### STATED GOAL
Repeat the full listing below verbatim and keep the images out.

### COLLECTED DATA
begin

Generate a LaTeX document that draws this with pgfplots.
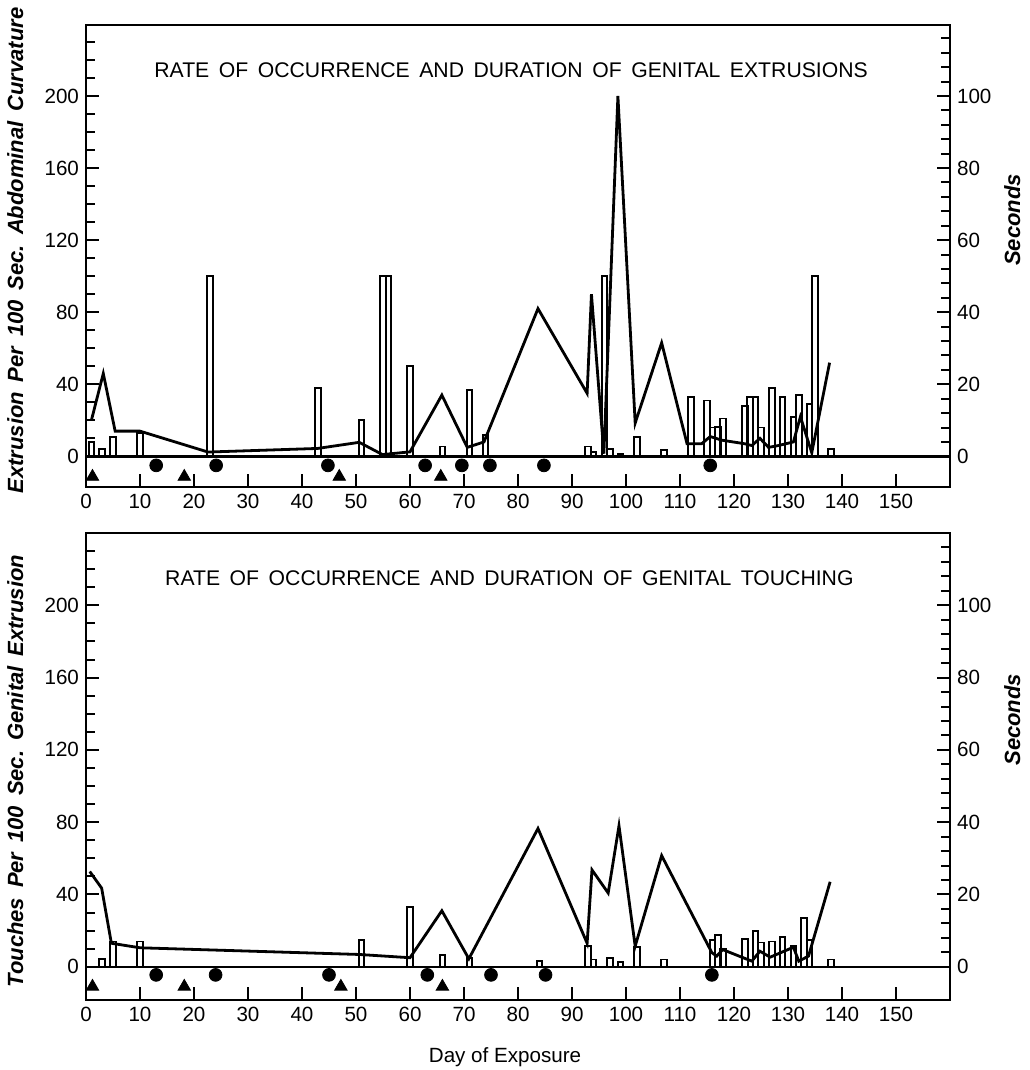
\documentclass[border=0pt]{standalone}
\usepackage{fontspec}
\setmainfont{Liberation Sans}
\usepackage{pgfplots}
\pgfplotsset{compat=1.18}
\newcommand{\gap}{\hspace{0.45em}}
\pgfplotstableread{
x y
1 8
3 4
5 11
10 13
23 100
43 38
51 20
55 100
56 100
60 50
66 5.5
71 37
74 12
93 5.5
94 2.6
96 100
97 4
99 1.5
102 11
107 3.3
112 33
115 31
116 16
117 16.5
118 21
122 28
123 33
124 33
125 16
127 38
129 33
131 22
132 34
134 29
135 100
138 4
}\topbars
\pgfplotstableread{
x y
1 20
3.2 46
5.4 14
10 14
22.6 2.4
42.9 4.4
50.6 7.8
54.9 1
60 2.5
65.9 34
70.6 5
73.7 8
83.7 82
92.8 35
93.6 90
95.9 1.5
98.5 200
101.7 18.5
106.6 63
111.3 7
114 7
115.6 11
117.7 9
122 7
123.3 6
124.8 10
126.4 5
128.2 6
131 8
132.3 22
134.4 2
137.7 52
}\topline
\pgfplotstableread{
x y
3 4.4
5 14
10 14
51 15
60 33
66 6.3
71 5
84 3
93 11.4
94 4
97 5
99 2.8
102 11
107 4
116 15
117 17.4
118 10
122 15.6
124 20
125 13.4
127 14
129 16.4
131 11.4
133 27
134 14.7
138 4
}\botbars
\pgfplotstableread{
x y
0.7 52.7
2.9 43.5
4.7 13
10 10.5
50.6 6.8
60 5
65.9 31
70.9 4.4
83.7 76.5
92.8 13
93.7 53.6
96.7 40.8
98.7 78
101.7 11.4
106.6 61.5
115.9 7.8
116.8 5.9
117.9 9.5
123.3 3.1
124.8 8.6
126.7 5.3
131 10.8
132 3.1
133.8 5.9
137.8 47
}\botline
\pgfplotsset{
  base/.style={
    scale only axis, width=432pt,
    xmin=0, xmax=160,
    tick align=inside,
    axis line style={line width=1.2pt},
    every tick/.style={line width=1pt, black},
    major tick length=6.5pt, minor tick length=4.5pt,
    tick label style={font=\fontsize{10.3}{12}\selectfont},
    /pgf/number format/assume math mode=true,
    clip=false,
  },
  leftax/.style={
    base,
    xtick={0,10,...,150}, xtick pos=left,
    ytick={0,40,...,200}, minor ytick={10,20,...,230}, ytick pos=left,
    every axis y label/.style={at={(axis description cs:-0.082,#1)}, rotate=90, anchor=center,
      font=\fontsize{11}{13}\selectfont\bfseries\itshape},
  },
  rightax/.style={
    base,
    axis x line=none, axis y line*=right,
    ytick={0,20,...,100}, minor ytick={4,8,...,116},
    every axis y label/.style={at={(axis description cs:1.072,#1)}, rotate=90, anchor=center,
      font=\fontsize{11}{13}\selectfont\bfseries\itshape},
  },
  barst/.style={ybar, bar width=1.05, draw=black, fill=white, line width=0.95pt},
  linest/.style={black, line width=1.4pt, no marks, line join=miter},
}
\begin{document}
\begin{tikzpicture}
\useasboundingbox (0,0) rectangle (514.5pt,-535pt);
% ---------- top panel ----------
\begin{axis}[leftax=0.512, at={(43pt,-12.5pt)}, anchor=north west, height=231pt,
  ymin=-17, ymax=239.4,
  ylabel={Extrusion\gap Per\gap 100\gap Sec.\gap Abdominal\gap Curvature}]
\addplot[barst] table[x=x,y=y] {\topbars};
\addplot[linest] table[x=x,y=y] {\topline};
\addplot[black, line width=1.2pt, no marks] coordinates {(0,0) (160,0)};
\addplot[only marks, mark=*, mark size=3.2pt, black] coordinates {(13,-5) (24.1,-5) (44.8,-5) (62.8,-5) (69.6,-5) (74.8,-5) (84.8,-5) (115.6,-5)};
\addplot[only marks, mark=triangle*, mark size=3.6pt, black] coordinates {(1.2,-11.3) (18.2,-11.3) (46.9,-11.3) (65.7,-11.3)};
\node[font=\fontsize{10.6}{12}\selectfont] at (axis description cs:0.492,0.903) {RATE\gap OF\gap OCCURRENCE\gap AND\gap DURATION\gap OF\gap GENITAL\gap EXTRUSIONS};
\end{axis}
\begin{axis}[rightax=0.578, at={(43pt,-12.5pt)}, anchor=north west, height=231pt,
  ymin=-8.5, ymax=119.7, ylabel={Seconds}]
\end{axis}
% ---------- bottom panel ----------
\begin{axis}[leftax=0.49, at={(43pt,-266.5pt)}, anchor=north west, height=233.5pt,
  ymin=-18.4, ymax=240,
  ylabel={Touches\gap Per\gap 100\gap Sec.\gap Genital\gap Extrusion},
  xlabel={Day of Exposure},
  every axis x label/.style={at={(axis description cs:0.485,0)}, anchor=center, yshift=-28.5pt,
    font=\fontsize{10.3}{12}\selectfont}]
\addplot[barst] table[x=x,y=y] {\botbars};
\addplot[linest] table[x=x,y=y] {\botline};
\addplot[black, line width=1.2pt, no marks] coordinates {(0,0) (160,0)};
\addplot[only marks, mark=*, mark size=3.2pt, black] coordinates {(13,-4.5) (24,-4.5) (45,-4.5) (63.2,-4.5) (75,-4.5) (85.1,-4.5) (115.9,-4.5)};
\addplot[only marks, mark=triangle*, mark size=3.6pt, black] coordinates {(1.2,-11) (18.2,-11) (47.2,-11) (66,-11)};
\node[font=\fontsize{10.6}{12}\selectfont] at (axis description cs:0.49,0.903) {RATE\gap OF\gap OCCURRENCE\gap AND\gap DURATION\gap OF\gap GENITAL\gap TOUCHING};
\end{axis}
\begin{axis}[rightax=0.6, at={(43pt,-266.5pt)}, anchor=north west, height=233.5pt,
  ymin=-9.2, ymax=120, ylabel={Seconds}]
\end{axis}
\end{tikzpicture}
\end{document}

end

### FINAL RESULT
Generate a LaTeX document that draws this with pgfplots.
\documentclass[border=0pt]{standalone}
\usepackage{fontspec}
\setmainfont{Liberation Sans}
\usepackage{pgfplots}
\pgfplotsset{compat=1.18}
\newcommand{\gap}{\hspace{0.45em}}
\pgfplotstableread{
x y
1 8
3 4
5 11
10 13
23 100
43 38
51 20
55 100
56 100
60 50
66 5.5
71 37
74 12
93 5.5
94 2.6
96 100
97 4
99 1.5
102 11
107 3.3
112 33
115 31
116 16
117 16.5
118 21
122 28
123 33
124 33
125 16
127 38
129 33
131 22
132 34
134 29
135 100
138 4
}\topbars
\pgfplotstableread{
x y
1 20
3.2 46
5.4 14
10 14
22.6 2.4
42.9 4.4
50.6 7.8
54.9 1
60 2.5
65.9 34
70.6 5
73.7 8
83.7 82
92.8 35
93.6 90
95.9 1.5
98.5 200
101.7 18.5
106.6 63
111.3 7
114 7
115.6 11
117.7 9
122 7
123.3 6
124.8 10
126.4 5
128.2 6
131 8
132.3 22
134.4 2
137.7 52
}\topline
\pgfplotstableread{
x y
3 4.4
5 14
10 14
51 15
60 33
66 6.3
71 5
84 3
93 11.4
94 4
97 5
99 2.8
102 11
107 4
116 15
117 17.4
118 10
122 15.6
124 20
125 13.4
127 14
129 16.4
131 11.4
133 27
134 14.7
138 4
}\botbars
\pgfplotstableread{
x y
0.7 52.7
2.9 43.5
4.7 13
10 10.5
50.6 6.8
60 5
65.9 31
70.9 4.4
83.7 76.5
92.8 13
93.7 53.6
96.7 40.8
98.7 78
101.7 11.4
106.6 61.5
115.9 7.8
116.8 5.9
117.9 9.5
123.3 3.1
124.8 8.6
126.7 5.3
131 10.8
132 3.1
133.8 5.9
137.8 47
}\botline
\pgfplotsset{
  base/.style={
    scale only axis, width=432pt,
    xmin=0, xmax=160,
    tick align=inside,
    axis line style={line width=1.2pt},
    every tick/.style={line width=1pt, black},
    major tick length=6.5pt, minor tick length=4.5pt,
    tick label style={font=\fontsize{10.3}{12}\selectfont},
    /pgf/number format/assume math mode=true,
    clip=false,
  },
  leftax/.style={
    base,
    xtick={0,10,...,150}, xtick pos=left,
    ytick={0,40,...,200}, minor ytick={10,20,...,230}, ytick pos=left,
    every axis y label/.style={at={(axis description cs:-0.082,#1)}, rotate=90, anchor=center,
      font=\fontsize{11}{13}\selectfont\bfseries\itshape},
  },
  rightax/.style={
    base,
    axis x line=none, axis y line*=right,
    ytick={0,20,...,100}, minor ytick={4,8,...,116},
    every axis y label/.style={at={(axis description cs:1.072,#1)}, rotate=90, anchor=center,
      font=\fontsize{11}{13}\selectfont\bfseries\itshape},
  },
  barst/.style={ybar, bar width=1.05, draw=black, fill=white, line width=0.95pt},
  linest/.style={black, line width=1.4pt, no marks, line join=miter},
}
\begin{document}
\begin{tikzpicture}
\useasboundingbox (0,0) rectangle (514.5pt,-535pt);
% ---------- top panel ----------
\begin{axis}[leftax=0.512, at={(43pt,-12.5pt)}, anchor=north west, height=231pt,
  ymin=-17, ymax=239.4,
  ylabel={Extrusion\gap Per\gap 100\gap Sec.\gap Abdominal\gap Curvature}]
\addplot[barst] table[x=x,y=y] {\topbars};
\addplot[linest] table[x=x,y=y] {\topline};
\addplot[black, line width=1.2pt, no marks] coordinates {(0,0) (160,0)};
\addplot[only marks, mark=*, mark size=3.2pt, black] coordinates {(13,-5) (24.1,-5) (44.8,-5) (62.8,-5) (69.6,-5) (74.8,-5) (84.8,-5) (115.6,-5)};
\addplot[only marks, mark=triangle*, mark size=3.6pt, black] coordinates {(1.2,-11.3) (18.2,-11.3) (46.9,-11.3) (65.7,-11.3)};
\node[font=\fontsize{10.6}{12}\selectfont] at (axis description cs:0.492,0.903) {RATE\gap OF\gap OCCURRENCE\gap AND\gap DURATION\gap OF\gap GENITAL\gap EXTRUSIONS};
\end{axis}
\begin{axis}[rightax=0.578, at={(43pt,-12.5pt)}, anchor=north west, height=231pt,
  ymin=-8.5, ymax=119.7, ylabel={Seconds}]
\end{axis}
% ---------- bottom panel ----------
\begin{axis}[leftax=0.49, at={(43pt,-266.5pt)}, anchor=north west, height=233.5pt,
  ymin=-18.4, ymax=240,
  ylabel={Touches\gap Per\gap 100\gap Sec.\gap Genital\gap Extrusion},
  xlabel={Day of Exposure},
  every axis x label/.style={at={(axis description cs:0.485,0)}, anchor=center, yshift=-28.5pt,
    font=\fontsize{10.3}{12}\selectfont}]
\addplot[barst] table[x=x,y=y] {\botbars};
\addplot[linest] table[x=x,y=y] {\botline};
\addplot[black, line width=1.2pt, no marks] coordinates {(0,0) (160,0)};
\addplot[only marks, mark=*, mark size=3.2pt, black] coordinates {(13,-4.5) (24,-4.5) (45,-4.5) (63.2,-4.5) (75,-4.5) (85.1,-4.5) (115.9,-4.5)};
\addplot[only marks, mark=triangle*, mark size=3.6pt, black] coordinates {(1.2,-11) (18.2,-11) (47.2,-11) (66,-11)};
\node[font=\fontsize{10.6}{12}\selectfont] at (axis description cs:0.49,0.903) {RATE\gap OF\gap OCCURRENCE\gap AND\gap DURATION\gap OF\gap GENITAL\gap TOUCHING};
\end{axis}
\begin{axis}[rightax=0.6, at={(43pt,-266.5pt)}, anchor=north west, height=233.5pt,
  ymin=-9.2, ymax=120, ylabel={Seconds}]
\end{axis}
\end{tikzpicture}
\end{document}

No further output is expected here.